▶ **What the exercise asks**:
Extract the data exactly, missing nothing.
--------------------------------------------------
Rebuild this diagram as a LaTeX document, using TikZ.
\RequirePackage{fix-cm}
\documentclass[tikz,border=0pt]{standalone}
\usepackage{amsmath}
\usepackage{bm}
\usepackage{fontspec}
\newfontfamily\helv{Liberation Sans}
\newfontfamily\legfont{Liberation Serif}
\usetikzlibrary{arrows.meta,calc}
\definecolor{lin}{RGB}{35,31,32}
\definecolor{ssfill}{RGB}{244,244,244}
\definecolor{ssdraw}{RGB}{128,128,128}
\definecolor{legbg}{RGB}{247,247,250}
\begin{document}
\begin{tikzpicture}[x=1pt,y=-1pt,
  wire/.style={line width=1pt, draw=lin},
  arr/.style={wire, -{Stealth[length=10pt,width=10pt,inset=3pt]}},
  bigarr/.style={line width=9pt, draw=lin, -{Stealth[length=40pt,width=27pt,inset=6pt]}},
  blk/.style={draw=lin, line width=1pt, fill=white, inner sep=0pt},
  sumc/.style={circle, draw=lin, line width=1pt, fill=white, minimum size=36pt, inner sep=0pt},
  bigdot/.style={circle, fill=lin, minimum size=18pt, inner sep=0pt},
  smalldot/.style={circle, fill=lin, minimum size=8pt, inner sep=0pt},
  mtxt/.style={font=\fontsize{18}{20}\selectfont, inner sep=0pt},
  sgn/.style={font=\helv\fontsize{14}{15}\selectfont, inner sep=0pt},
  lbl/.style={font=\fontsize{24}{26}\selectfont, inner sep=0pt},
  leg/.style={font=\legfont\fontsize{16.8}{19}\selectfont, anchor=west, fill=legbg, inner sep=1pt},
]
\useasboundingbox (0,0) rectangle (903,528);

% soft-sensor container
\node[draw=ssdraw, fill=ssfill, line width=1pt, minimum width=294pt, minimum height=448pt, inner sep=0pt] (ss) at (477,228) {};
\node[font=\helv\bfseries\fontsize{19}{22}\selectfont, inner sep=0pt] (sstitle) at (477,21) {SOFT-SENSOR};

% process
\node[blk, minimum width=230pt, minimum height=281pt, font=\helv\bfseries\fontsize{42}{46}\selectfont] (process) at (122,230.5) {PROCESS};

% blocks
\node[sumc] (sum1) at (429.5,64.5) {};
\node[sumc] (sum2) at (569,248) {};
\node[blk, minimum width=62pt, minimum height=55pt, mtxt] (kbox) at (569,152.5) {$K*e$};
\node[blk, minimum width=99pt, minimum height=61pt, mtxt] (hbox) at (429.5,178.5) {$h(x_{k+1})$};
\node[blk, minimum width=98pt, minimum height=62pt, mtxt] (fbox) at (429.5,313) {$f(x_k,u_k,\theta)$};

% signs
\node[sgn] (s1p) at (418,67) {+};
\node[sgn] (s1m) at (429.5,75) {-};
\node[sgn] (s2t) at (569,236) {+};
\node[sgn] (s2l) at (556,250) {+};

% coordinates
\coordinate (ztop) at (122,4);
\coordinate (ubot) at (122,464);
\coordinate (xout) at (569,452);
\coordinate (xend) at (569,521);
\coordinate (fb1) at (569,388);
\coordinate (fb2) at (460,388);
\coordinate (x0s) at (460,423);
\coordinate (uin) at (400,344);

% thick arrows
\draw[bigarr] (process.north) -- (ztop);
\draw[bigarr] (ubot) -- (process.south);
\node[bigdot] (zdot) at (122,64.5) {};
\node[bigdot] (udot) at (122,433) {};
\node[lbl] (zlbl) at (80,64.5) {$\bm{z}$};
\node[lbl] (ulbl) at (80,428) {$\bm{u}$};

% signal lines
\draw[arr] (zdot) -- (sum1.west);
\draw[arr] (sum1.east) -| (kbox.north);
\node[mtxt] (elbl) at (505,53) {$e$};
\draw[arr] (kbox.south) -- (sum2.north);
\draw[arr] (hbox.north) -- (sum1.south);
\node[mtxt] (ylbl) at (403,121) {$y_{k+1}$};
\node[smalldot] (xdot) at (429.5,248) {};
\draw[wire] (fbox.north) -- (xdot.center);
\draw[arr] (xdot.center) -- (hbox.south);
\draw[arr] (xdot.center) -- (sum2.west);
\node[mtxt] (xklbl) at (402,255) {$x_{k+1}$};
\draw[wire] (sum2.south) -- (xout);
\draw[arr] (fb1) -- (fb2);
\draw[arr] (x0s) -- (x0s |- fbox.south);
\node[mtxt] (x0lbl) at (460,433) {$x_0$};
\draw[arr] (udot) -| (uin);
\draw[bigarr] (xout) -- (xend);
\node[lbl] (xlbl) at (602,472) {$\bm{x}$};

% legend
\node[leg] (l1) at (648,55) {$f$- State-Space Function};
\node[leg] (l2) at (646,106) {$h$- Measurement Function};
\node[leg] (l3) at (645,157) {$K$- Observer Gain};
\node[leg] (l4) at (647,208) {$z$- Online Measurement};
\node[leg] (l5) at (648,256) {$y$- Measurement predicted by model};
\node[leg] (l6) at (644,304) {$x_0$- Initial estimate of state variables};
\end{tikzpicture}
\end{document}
--------------------------------------------------
▶ **Correct answer**:
Rebuild this diagram as a LaTeX document, using TikZ.
\RequirePackage{fix-cm}
\documentclass[tikz,border=0pt]{standalone}
\usepackage{amsmath}
\usepackage{bm}
\usepackage{fontspec}
\newfontfamily\helv{Liberation Sans}
\newfontfamily\legfont{Liberation Serif}
\usetikzlibrary{arrows.meta,calc}
\definecolor{lin}{RGB}{35,31,32}
\definecolor{ssfill}{RGB}{244,244,244}
\definecolor{ssdraw}{RGB}{128,128,128}
\definecolor{legbg}{RGB}{247,247,250}
\begin{document}
\begin{tikzpicture}[x=1pt,y=-1pt,
  wire/.style={line width=1pt, draw=lin},
  arr/.style={wire, -{Stealth[length=10pt,width=10pt,inset=3pt]}},
  bigarr/.style={line width=9pt, draw=lin, -{Stealth[length=40pt,width=27pt,inset=6pt]}},
  blk/.style={draw=lin, line width=1pt, fill=white, inner sep=0pt},
  sumc/.style={circle, draw=lin, line width=1pt, fill=white, minimum size=36pt, inner sep=0pt},
  bigdot/.style={circle, fill=lin, minimum size=18pt, inner sep=0pt},
  smalldot/.style={circle, fill=lin, minimum size=8pt, inner sep=0pt},
  mtxt/.style={font=\fontsize{18}{20}\selectfont, inner sep=0pt},
  sgn/.style={font=\helv\fontsize{14}{15}\selectfont, inner sep=0pt},
  lbl/.style={font=\fontsize{24}{26}\selectfont, inner sep=0pt},
  leg/.style={font=\legfont\fontsize{16.8}{19}\selectfont, anchor=west, fill=legbg, inner sep=1pt},
]
\useasboundingbox (0,0) rectangle (903,528);

% soft-sensor container
\node[draw=ssdraw, fill=ssfill, line width=1pt, minimum width=294pt, minimum height=448pt, inner sep=0pt] (ss) at (477,228) {};
\node[font=\helv\bfseries\fontsize{19}{22}\selectfont, inner sep=0pt] (sstitle) at (477,21) {SOFT-SENSOR};

% process
\node[blk, minimum width=230pt, minimum height=281pt, font=\helv\bfseries\fontsize{42}{46}\selectfont] (process) at (122,230.5) {PROCESS};

% blocks
\node[sumc] (sum1) at (429.5,64.5) {};
\node[sumc] (sum2) at (569,248) {};
\node[blk, minimum width=62pt, minimum height=55pt, mtxt] (kbox) at (569,152.5) {$K*e$};
\node[blk, minimum width=99pt, minimum height=61pt, mtxt] (hbox) at (429.5,178.5) {$h(x_{k+1})$};
\node[blk, minimum width=98pt, minimum height=62pt, mtxt] (fbox) at (429.5,313) {$f(x_k,u_k,\theta)$};

% signs
\node[sgn] (s1p) at (418,67) {+};
\node[sgn] (s1m) at (429.5,75) {-};
\node[sgn] (s2t) at (569,236) {+};
\node[sgn] (s2l) at (556,250) {+};

% coordinates
\coordinate (ztop) at (122,4);
\coordinate (ubot) at (122,464);
\coordinate (xout) at (569,452);
\coordinate (xend) at (569,521);
\coordinate (fb1) at (569,388);
\coordinate (fb2) at (460,388);
\coordinate (x0s) at (460,423);
\coordinate (uin) at (400,344);

% thick arrows
\draw[bigarr] (process.north) -- (ztop);
\draw[bigarr] (ubot) -- (process.south);
\node[bigdot] (zdot) at (122,64.5) {};
\node[bigdot] (udot) at (122,433) {};
\node[lbl] (zlbl) at (80,64.5) {$\bm{z}$};
\node[lbl] (ulbl) at (80,428) {$\bm{u}$};

% signal lines
\draw[arr] (zdot) -- (sum1.west);
\draw[arr] (sum1.east) -| (kbox.north);
\node[mtxt] (elbl) at (505,53) {$e$};
\draw[arr] (kbox.south) -- (sum2.north);
\draw[arr] (hbox.north) -- (sum1.south);
\node[mtxt] (ylbl) at (403,121) {$y_{k+1}$};
\node[smalldot] (xdot) at (429.5,248) {};
\draw[wire] (fbox.north) -- (xdot.center);
\draw[arr] (xdot.center) -- (hbox.south);
\draw[arr] (xdot.center) -- (sum2.west);
\node[mtxt] (xklbl) at (402,255) {$x_{k+1}$};
\draw[wire] (sum2.south) -- (xout);
\draw[arr] (fb1) -- (fb2);
\draw[arr] (x0s) -- (x0s |- fbox.south);
\node[mtxt] (x0lbl) at (460,433) {$x_0$};
\draw[arr] (udot) -| (uin);
\draw[bigarr] (xout) -- (xend);
\node[lbl] (xlbl) at (602,472) {$\bm{x}$};

% legend
\node[leg] (l1) at (648,55) {$f$- State-Space Function};
\node[leg] (l2) at (646,106) {$h$- Measurement Function};
\node[leg] (l3) at (645,157) {$K$- Observer Gain};
\node[leg] (l4) at (647,208) {$z$- Online Measurement};
\node[leg] (l5) at (648,256) {$y$- Measurement predicted by model};
\node[leg] (l6) at (644,304) {$x_0$- Initial estimate of state variables};
\end{tikzpicture}
\end{document}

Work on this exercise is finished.